## BEGIN Data block

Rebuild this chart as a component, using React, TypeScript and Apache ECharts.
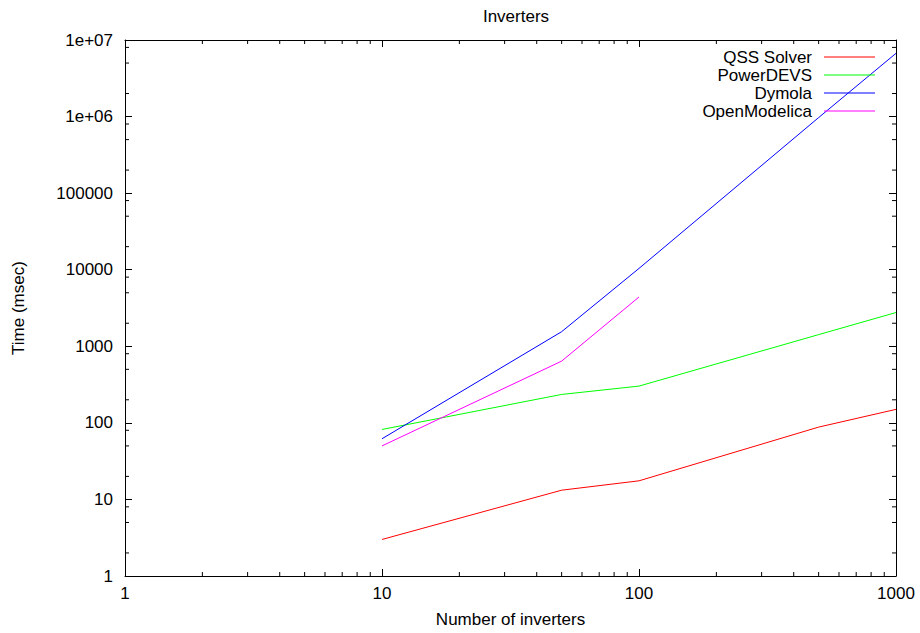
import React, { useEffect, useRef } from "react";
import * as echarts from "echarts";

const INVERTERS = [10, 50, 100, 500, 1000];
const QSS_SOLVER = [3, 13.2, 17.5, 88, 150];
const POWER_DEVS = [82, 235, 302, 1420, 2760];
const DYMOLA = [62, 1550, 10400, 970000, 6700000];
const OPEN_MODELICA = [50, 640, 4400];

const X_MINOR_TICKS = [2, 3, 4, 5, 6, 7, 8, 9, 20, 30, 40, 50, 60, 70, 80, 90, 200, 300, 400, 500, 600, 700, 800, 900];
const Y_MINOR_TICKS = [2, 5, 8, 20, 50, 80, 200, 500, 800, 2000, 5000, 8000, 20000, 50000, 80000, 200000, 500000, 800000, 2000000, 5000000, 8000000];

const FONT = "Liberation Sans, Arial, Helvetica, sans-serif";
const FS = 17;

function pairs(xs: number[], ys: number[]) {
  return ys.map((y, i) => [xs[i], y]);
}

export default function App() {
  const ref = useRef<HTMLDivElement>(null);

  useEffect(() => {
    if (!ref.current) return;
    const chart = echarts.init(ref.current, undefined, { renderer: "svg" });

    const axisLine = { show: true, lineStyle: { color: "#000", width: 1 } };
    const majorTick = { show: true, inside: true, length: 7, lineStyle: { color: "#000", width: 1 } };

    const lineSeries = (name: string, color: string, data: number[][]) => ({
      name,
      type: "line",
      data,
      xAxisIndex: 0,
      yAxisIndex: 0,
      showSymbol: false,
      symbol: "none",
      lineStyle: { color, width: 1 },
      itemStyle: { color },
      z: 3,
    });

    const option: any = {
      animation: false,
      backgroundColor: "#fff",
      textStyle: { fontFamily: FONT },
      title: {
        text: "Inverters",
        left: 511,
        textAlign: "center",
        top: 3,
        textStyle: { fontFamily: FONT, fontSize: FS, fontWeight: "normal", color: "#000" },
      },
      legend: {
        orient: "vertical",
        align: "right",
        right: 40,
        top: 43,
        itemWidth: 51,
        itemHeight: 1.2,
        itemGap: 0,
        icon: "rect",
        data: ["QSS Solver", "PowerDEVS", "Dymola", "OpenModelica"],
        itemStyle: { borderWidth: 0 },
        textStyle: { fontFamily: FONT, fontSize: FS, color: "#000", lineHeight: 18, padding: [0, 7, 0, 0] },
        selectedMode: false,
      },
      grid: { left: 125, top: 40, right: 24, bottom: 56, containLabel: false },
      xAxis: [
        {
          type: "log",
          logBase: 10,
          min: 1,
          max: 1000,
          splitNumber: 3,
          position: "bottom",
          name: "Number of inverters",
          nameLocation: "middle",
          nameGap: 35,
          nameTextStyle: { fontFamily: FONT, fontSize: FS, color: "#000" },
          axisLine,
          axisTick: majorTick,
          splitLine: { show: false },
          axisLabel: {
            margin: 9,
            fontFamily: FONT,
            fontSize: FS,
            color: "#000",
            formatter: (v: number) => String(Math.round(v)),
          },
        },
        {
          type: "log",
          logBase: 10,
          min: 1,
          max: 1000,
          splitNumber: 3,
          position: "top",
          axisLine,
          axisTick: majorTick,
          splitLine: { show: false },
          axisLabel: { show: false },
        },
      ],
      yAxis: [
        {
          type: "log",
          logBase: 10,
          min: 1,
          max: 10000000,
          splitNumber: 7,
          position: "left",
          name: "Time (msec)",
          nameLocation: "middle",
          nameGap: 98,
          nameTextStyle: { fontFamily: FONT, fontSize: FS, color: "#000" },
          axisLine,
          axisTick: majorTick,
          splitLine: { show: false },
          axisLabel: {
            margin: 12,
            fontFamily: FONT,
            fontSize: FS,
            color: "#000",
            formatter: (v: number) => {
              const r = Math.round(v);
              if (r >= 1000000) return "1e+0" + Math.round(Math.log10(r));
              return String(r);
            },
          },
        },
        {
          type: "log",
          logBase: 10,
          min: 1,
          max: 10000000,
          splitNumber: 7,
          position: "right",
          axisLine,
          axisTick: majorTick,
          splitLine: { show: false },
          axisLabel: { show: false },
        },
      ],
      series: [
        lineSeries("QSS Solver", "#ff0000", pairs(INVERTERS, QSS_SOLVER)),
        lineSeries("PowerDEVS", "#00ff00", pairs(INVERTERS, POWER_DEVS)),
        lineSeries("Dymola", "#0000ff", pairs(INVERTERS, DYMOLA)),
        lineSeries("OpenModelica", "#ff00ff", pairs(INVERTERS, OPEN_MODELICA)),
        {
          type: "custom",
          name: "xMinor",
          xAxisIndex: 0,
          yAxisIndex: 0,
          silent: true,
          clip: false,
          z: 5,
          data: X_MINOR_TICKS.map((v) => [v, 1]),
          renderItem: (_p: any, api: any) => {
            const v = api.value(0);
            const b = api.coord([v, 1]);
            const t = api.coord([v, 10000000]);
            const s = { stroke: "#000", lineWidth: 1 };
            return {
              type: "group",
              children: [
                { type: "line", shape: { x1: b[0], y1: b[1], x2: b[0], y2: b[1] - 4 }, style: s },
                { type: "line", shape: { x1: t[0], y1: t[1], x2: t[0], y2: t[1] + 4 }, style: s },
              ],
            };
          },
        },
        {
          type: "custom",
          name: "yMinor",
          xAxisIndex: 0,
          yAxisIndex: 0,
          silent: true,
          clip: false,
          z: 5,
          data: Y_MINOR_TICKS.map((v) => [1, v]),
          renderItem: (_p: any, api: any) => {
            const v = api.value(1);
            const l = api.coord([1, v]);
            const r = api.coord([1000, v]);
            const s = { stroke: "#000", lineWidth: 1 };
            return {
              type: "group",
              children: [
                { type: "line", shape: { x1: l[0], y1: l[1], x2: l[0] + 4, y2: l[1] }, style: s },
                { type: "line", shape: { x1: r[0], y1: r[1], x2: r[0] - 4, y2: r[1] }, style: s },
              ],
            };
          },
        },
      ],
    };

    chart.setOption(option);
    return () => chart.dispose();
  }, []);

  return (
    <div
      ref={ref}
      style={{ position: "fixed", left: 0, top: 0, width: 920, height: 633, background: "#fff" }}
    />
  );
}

## END Data block

Stated problem
From the data above, pick out each line containing "React" and copy it.

Answer to this task
Rebuild this chart as a component, using React, TypeScript and Apache ECharts.
import React, { useEffect, useRef } from "react";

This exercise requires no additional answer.